## Begin LISTING
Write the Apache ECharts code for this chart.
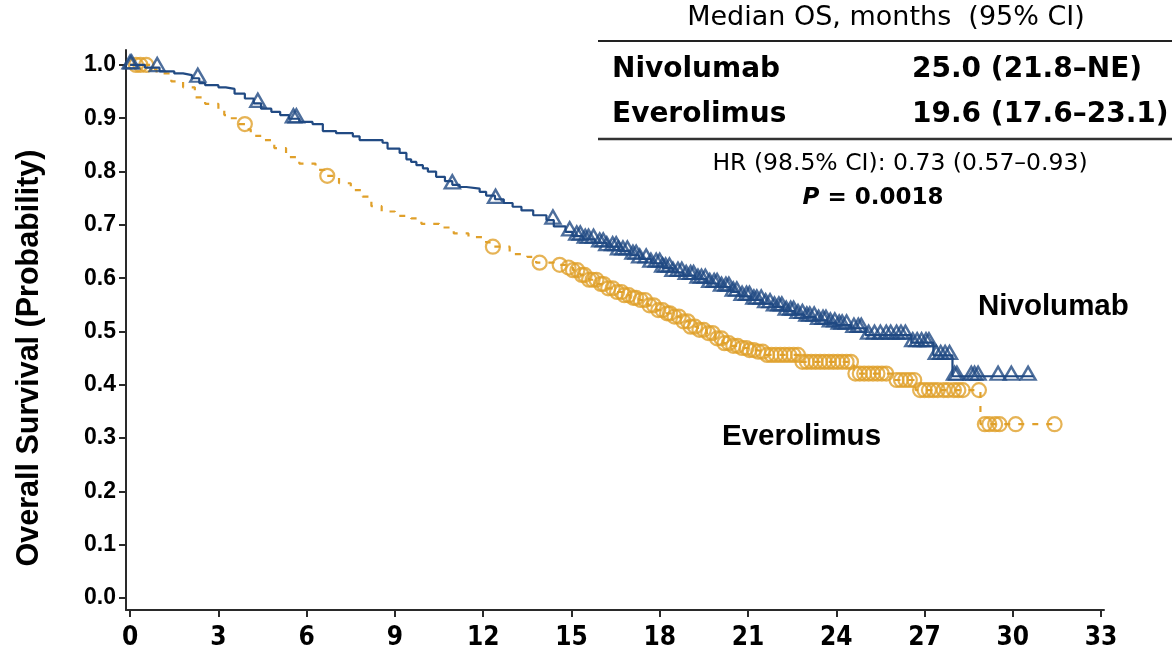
<!DOCTYPE html>
<html>
<head>
<meta charset="utf-8">
<script src="https://cdn.jsdelivr.net/npm/echarts@6/dist/echarts.min.js"></script>
<style>
  html, body { margin: 0; padding: 0; background: #ffffff; }
  #chart { width: 1172px; height: 651px; }
</style>
</head>
<body>
<div id="chart"></div>
<script>
// Kaplan–Meier overall survival: [month, survival probability after the step]
const nivolumabSteps = [
  [0, 1.0], [0.5, 0.995], [1.0, 0.988], [1.5, 0.984], [1.8, 0.981], [2.1, 0.975],
  [2.35, 0.966], [2.55, 0.962], [3.0, 0.958], [3.25, 0.955], [3.55, 0.946], [3.9, 0.937],
  [4.2, 0.928], [4.45, 0.918], [4.8, 0.912], [5.1, 0.906], [5.4, 0.899], [5.75, 0.893],
  [6.2, 0.889], [6.55, 0.876], [7.0, 0.872], [7.57, 0.866], [7.8, 0.859], [8.58, 0.854],
  [8.75, 0.843], [9.16, 0.835], [9.39, 0.823], [9.55, 0.818], [9.73, 0.812], [9.95, 0.806],
  [10.12, 0.800], [10.4, 0.790], [10.7, 0.782], [10.95, 0.775], [11.2, 0.771], [11.43, 0.768],
  [11.88, 0.762], [12.1, 0.755], [12.4, 0.748], [12.7, 0.741], [13.0, 0.734], [13.3, 0.727],
  [13.7, 0.718], [14.15, 0.709], [14.4, 0.697], [14.8, 0.687], [15.04, 0.679], [15.4, 0.673],
  [15.8, 0.666], [16.2, 0.659], [16.6, 0.651], [17.0, 0.643], [17.3, 0.636], [17.7, 0.628],
  [18.1, 0.619], [18.45, 0.611], [18.8, 0.605], [19.2, 0.598], [19.6, 0.590], [20.0, 0.583],
  [20.4, 0.574], [20.7, 0.566], [21.1, 0.559], [21.5, 0.552], [21.85, 0.546], [22.2, 0.538],
  [22.6, 0.532], [22.9, 0.527], [23.3, 0.521], [23.7, 0.516], [24.0, 0.512], [24.5, 0.506],
  [25.0, 0.493], [26.55, 0.479], [27.3, 0.455], [27.95, 0.416]
];
const nivolumabLastFollowUp = 30.7;

const everolimusSteps = [
  [0, 1.0], [0.75, 0.992], [0.9, 0.984], [1.4, 0.969], [1.8, 0.958], [2.2, 0.939],
  [2.55, 0.927], [3.0, 0.916], [3.2, 0.906], [3.4, 0.900], [3.7, 0.889], [3.95, 0.879],
  [4.1, 0.867], [4.5, 0.859], [4.9, 0.844], [5.3, 0.827], [5.75, 0.815], [6.3, 0.803],
  [6.6, 0.792], [7.1, 0.778], [7.5, 0.765], [7.9, 0.753], [8.2, 0.735], [8.55, 0.725],
  [9.0, 0.717], [9.55, 0.712], [9.9, 0.702], [10.5, 0.695], [11.0, 0.684], [11.5, 0.677],
  [12.1, 0.667], [12.3, 0.659], [12.9, 0.645], [13.5, 0.640], [13.8, 0.629], [14.4, 0.625],
  [14.8, 0.620], [15.05, 0.615], [15.3, 0.606], [15.6, 0.597], [15.9, 0.589], [16.2, 0.581],
  [16.5, 0.574], [16.74, 0.568], [17.0, 0.563], [17.3, 0.559], [17.6, 0.549], [17.9, 0.540],
  [18.2, 0.534], [18.45, 0.528], [18.7, 0.519], [19.0, 0.509], [19.3, 0.503], [19.6, 0.497],
  [19.9, 0.487], [20.15, 0.478], [20.4, 0.473], [20.7, 0.469], [21.0, 0.465], [21.3, 0.462],
  [21.6, 0.456], [22.8, 0.443], [24.6, 0.421], [25.95, 0.409], [26.7, 0.390], [28.9, 0.326]
];
const everolimusLastFollowUp = 31.45;

// Censoring times (months)
const nivolumabCensored = [
  0.0, 0.05, 0.92, 2.3, 4.34, 5.55, 5.65, 10.95, 12.42, 14.37, 14.94, 15.18, 15.3, 15.47,
  15.58, 15.75, 15.96, 16.08, 16.2, 16.4, 16.52, 16.6, 16.75, 16.9, 17.09, 17.2, 17.32,
  17.54, 17.7, 17.88, 18.0, 18.1, 18.2, 18.33, 18.45, 18.62, 18.75, 18.9, 19.05, 19.15,
  19.3, 19.42, 19.55, 19.7, 19.85, 19.95, 20.1, 20.25, 20.35, 20.5, 20.62, 20.8, 20.95,
  21.05, 21.2, 21.3, 21.45, 21.6, 21.75, 21.9, 22.05, 22.15, 22.3, 22.45, 22.55, 22.7,
  22.85, 23.0, 23.1, 23.25, 23.4, 23.55, 23.65, 23.8, 23.95, 24.1, 24.2, 24.35, 24.6,
  24.75, 24.85, 25.1, 25.3, 25.5, 25.7, 25.85, 26.05, 26.2, 26.35, 26.6, 26.75, 26.9,
  27.05, 27.15, 27.4, 27.55, 27.7, 27.85, 28.02, 28.1, 28.59, 28.7, 28.82, 29.5, 29.95, 30.52
];
const everolimusCensored = [
  0.2, 0.35, 0.55, 3.9, 6.7, 12.33, 13.92, 14.6, 14.9, 15.05, 15.2, 15.35, 15.45, 15.6,
  15.72, 15.85, 16.0, 16.1, 16.25, 16.4, 16.55, 16.7, 16.8, 16.95, 17.1, 17.2, 17.35, 17.5,
  17.65, 17.8, 17.95, 18.1, 18.25, 18.35, 18.5, 18.65, 18.8, 18.95, 19.05, 19.2, 19.35,
  19.5, 19.65, 19.8, 19.95, 20.1, 20.2, 20.35, 20.5, 20.65, 20.8, 20.95, 21.05, 21.2,
  21.35, 21.5, 21.65, 21.8, 21.95, 22.1, 22.25, 22.4, 22.55, 22.7, 22.85, 23.0, 23.15,
  23.3, 23.45, 23.6, 23.75, 23.9, 24.05, 24.2, 24.35, 24.5, 24.65, 24.8, 24.95, 25.1,
  25.25, 25.4, 25.55, 25.7, 26.05, 26.2, 26.35, 26.5, 26.65, 26.85, 27.0, 27.15, 27.3,
  27.45, 27.65, 27.8, 28.0, 28.15, 28.3, 28.85, 29.05, 29.2, 29.4, 29.55, 30.1, 31.42
];

const xTickValues = [0, 3, 6, 9, 12, 15, 18, 21, 24, 27, 30, 33];
const yTickValues = [0, 0.1, 0.2, 0.3, 0.4, 0.5, 0.6, 0.7, 0.8, 0.9, 1.0];

const armNames = ['Nivolumab', 'Everolimus'];
const medianOS = ['25.0 (21.8–NE)', '19.6 (17.6–23.1)'];
const tableHeader = 'Median OS, months  (95% CI)';
const hazardText = 'HR (98.5% CI): 0.73 (0.57–0.93)';
const pValueText = '0.0018';

const BLUE = '#214a83';
const ORANGE = '#e0a02a';
const AXIS = '#2a2a2a';

function survivalAt(steps, t) {
  let s = steps[0][1];
  for (const [ti, si] of steps) {
    if (ti <= t) s = si; else break;
  }
  return s;
}
function curveData(steps, lastTime) {
  return steps.concat([[lastTime, steps[steps.length - 1][1]]]);
}
function censorData(steps, times) {
  return times.map(t => [t, survivalAt(steps, t)]);
}

const chart = echarts.init(document.getElementById('chart'), null, { renderer: 'canvas' });

const boldRow = { fontFamily: 'DejaVu Sans', fontWeight: 'bold', fontSize: 28, fill: '#000' };
const ARIAL = "'Liberation Sans', Arial, sans-serif";

chart.setOption({
  animation: false,
  backgroundColor: '#ffffff',
  grid: { left: 126, right: 68, top: 50, bottom: 41, containLabel: false },
  xAxis: {
    type: 'value',
    min: -0.14,
    max: 33.1,
    splitLine: { show: false },
    axisLine: { show: true, onZero: false, lineStyle: { color: AXIS, width: 2 } },
    axisTick: { show: true, length: 7, customValues: xTickValues, lineStyle: { color: AXIS, width: 2 } },
    axisLabel: {
      customValues: xTickValues,
      margin: 15,
      color: '#000',
      fontFamily: "'Liberation Sans Narrow', 'DejaVu Sans Condensed', 'Liberation Sans', sans-serif",
      fontWeight: 'bold',
      fontSize: 26,
      formatter: v => String(Math.round(v))
    }
  },
  yAxis: {
    type: 'value',
    min: -0.0225,
    max: 1.028,
    splitLine: { show: false },
    axisLine: { show: true, onZero: false, lineStyle: { color: AXIS, width: 2 } },
    axisTick: { show: true, length: 7, customValues: yTickValues, lineStyle: { color: AXIS, width: 2 } },
    axisLabel: {
      customValues: yTickValues,
      margin: 10,
      color: '#000',
      fontFamily: ARIAL,
      fontWeight: 'bold',
      fontSize: 23,
      formatter: v => v.toFixed(1)
    }
  },
  series: [
    {
      name: 'Everolimus',
      type: 'line',
      step: 'end',
      showSymbol: false,
      data: curveData(everolimusSteps, everolimusLastFollowUp),
      lineStyle: { color: ORANGE, width: 2.2, type: [6, 8] },
      z: 2
    },
    {
      name: 'Everolimus censored',
      type: 'scatter',
      symbol: 'circle',
      symbolSize: 14,
      data: censorData(everolimusSteps, everolimusCensored),
      itemStyle: { color: 'rgba(255,255,255,0)', borderColor: ORANGE, borderWidth: 2.2 },
      z: 3
    },
    {
      name: 'Nivolumab',
      type: 'line',
      step: 'end',
      showSymbol: false,
      data: curveData(nivolumabSteps, nivolumabLastFollowUp),
      lineStyle: { color: BLUE, width: 2.2 },
      z: 4
    },
    {
      name: 'Nivolumab censored',
      type: 'scatter',
      symbol: 'triangle',
      symbolSize: [15, 13],
      symbolOffset: [0, -3],
      data: censorData(nivolumabSteps, nivolumabCensored),
      itemStyle: { color: 'rgba(255,255,255,0)', borderColor: BLUE, borderWidth: 2.4 },
      z: 5
    }
  ],
  graphic: [
    {
      type: 'text', x: 30, y: 358, rotation: Math.PI / 2,
      style: {
        text: 'Overall Survival (Probability)', align: 'center', verticalAlign: 'middle',
        fontFamily: ARIAL, fontWeight: 'bold', fontSize: 30.5, fill: '#000'
      }
    },
    {
      type: 'text', x: 886, y: 18,
      style: { text: tableHeader, align: 'center', verticalAlign: 'middle',
        fontFamily: 'DejaVu Sans', fontSize: 27, fill: '#000' }
    },
    { type: 'line', shape: { x1: 598, y1: 41, x2: 1172, y2: 41 }, style: { stroke: '#222', lineWidth: 2 } },
    { type: 'text', x: 612, y: 70, style: Object.assign({ text: armNames[0], align: 'left', verticalAlign: 'middle' }, boldRow) },
    { type: 'text', x: 912, y: 70, style: Object.assign({ text: medianOS[0], align: 'left', verticalAlign: 'middle' }, boldRow) },
    { type: 'text', x: 612, y: 115, style: Object.assign({ text: armNames[1], align: 'left', verticalAlign: 'middle' }, boldRow) },
    { type: 'text', x: 912, y: 115, style: Object.assign({ text: medianOS[1], align: 'left', verticalAlign: 'middle' }, boldRow) },
    { type: 'line', shape: { x1: 598, y1: 139, x2: 1172, y2: 139 }, style: { stroke: '#333', lineWidth: 2.5 } },
    {
      type: 'text', x: 900, y: 164,
      style: { text: hazardText, align: 'center', verticalAlign: 'middle',
        fontFamily: 'DejaVu Sans', fontSize: 23.5, fill: '#000' }
    },
    {
      type: 'text', x: 873, y: 198,
      style: {
        text: '{i|P} = ' + pValueText, align: 'center', verticalAlign: 'middle',
        fontFamily: 'DejaVu Sans', fontWeight: 'bold', fontSize: 23, fill: '#000',
        rich: { i: { fontFamily: 'DejaVu Sans', fontWeight: 'bold', fontStyle: 'italic', fontSize: 23, fill: '#000' } }
      }
    },
    {
      type: 'text', x: 978, y: 307,
      style: { text: armNames[0], align: 'left', verticalAlign: 'middle',
        fontFamily: ARIAL, fontWeight: 'bold', fontSize: 29.5, fill: '#000' }
    },
    {
      type: 'text', x: 722, y: 437,
      style: { text: armNames[1], align: 'left', verticalAlign: 'middle',
        fontFamily: ARIAL, fontWeight: 'bold', fontSize: 29.5, fill: '#000' }
    }
  ]
});
</script>
</body>
</html>
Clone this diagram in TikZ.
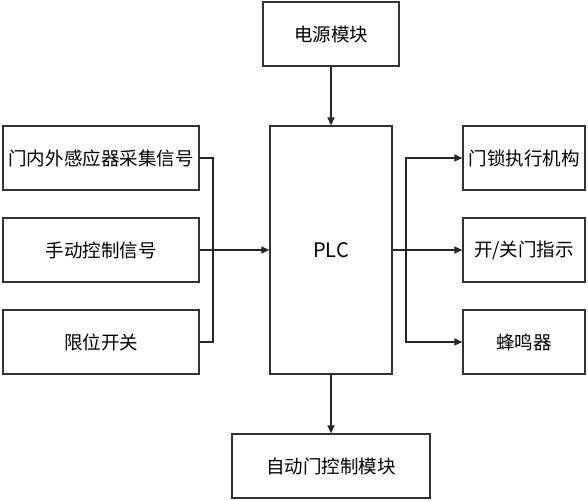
## End LISTING
## SET EXERCISE
Set down the records above word for word, from the first line through the line containing "const nivolumabLastFollowUp = 30.7;", both included; leave out the pictures.

## TASK OUTPUT
Write the Apache ECharts code for this chart.
<!DOCTYPE html>
<html>
<head>
<meta charset="utf-8">
<script src="https://cdn.jsdelivr.net/npm/echarts@6/dist/echarts.min.js"></script>
<style>
  html, body { margin: 0; padding: 0; background: #ffffff; }
  #chart { width: 1172px; height: 651px; }
</style>
</head>
<body>
<div id="chart"></div>
<script>
// Kaplan–Meier overall survival: [month, survival probability after the step]
const nivolumabSteps = [
  [0, 1.0], [0.5, 0.995], [1.0, 0.988], [1.5, 0.984], [1.8, 0.981], [2.1, 0.975],
  [2.35, 0.966], [2.55, 0.962], [3.0, 0.958], [3.25, 0.955], [3.55, 0.946], [3.9, 0.937],
  [4.2, 0.928], [4.45, 0.918], [4.8, 0.912], [5.1, 0.906], [5.4, 0.899], [5.75, 0.893],
  [6.2, 0.889], [6.55, 0.876], [7.0, 0.872], [7.57, 0.866], [7.8, 0.859], [8.58, 0.854],
  [8.75, 0.843], [9.16, 0.835], [9.39, 0.823], [9.55, 0.818], [9.73, 0.812], [9.95, 0.806],
  [10.12, 0.800], [10.4, 0.790], [10.7, 0.782], [10.95, 0.775], [11.2, 0.771], [11.43, 0.768],
  [11.88, 0.762], [12.1, 0.755], [12.4, 0.748], [12.7, 0.741], [13.0, 0.734], [13.3, 0.727],
  [13.7, 0.718], [14.15, 0.709], [14.4, 0.697], [14.8, 0.687], [15.04, 0.679], [15.4, 0.673],
  [15.8, 0.666], [16.2, 0.659], [16.6, 0.651], [17.0, 0.643], [17.3, 0.636], [17.7, 0.628],
  [18.1, 0.619], [18.45, 0.611], [18.8, 0.605], [19.2, 0.598], [19.6, 0.590], [20.0, 0.583],
  [20.4, 0.574], [20.7, 0.566], [21.1, 0.559], [21.5, 0.552], [21.85, 0.546], [22.2, 0.538],
  [22.6, 0.532], [22.9, 0.527], [23.3, 0.521], [23.7, 0.516], [24.0, 0.512], [24.5, 0.506],
  [25.0, 0.493], [26.55, 0.479], [27.3, 0.455], [27.95, 0.416]
];
const nivolumabLastFollowUp = 30.7;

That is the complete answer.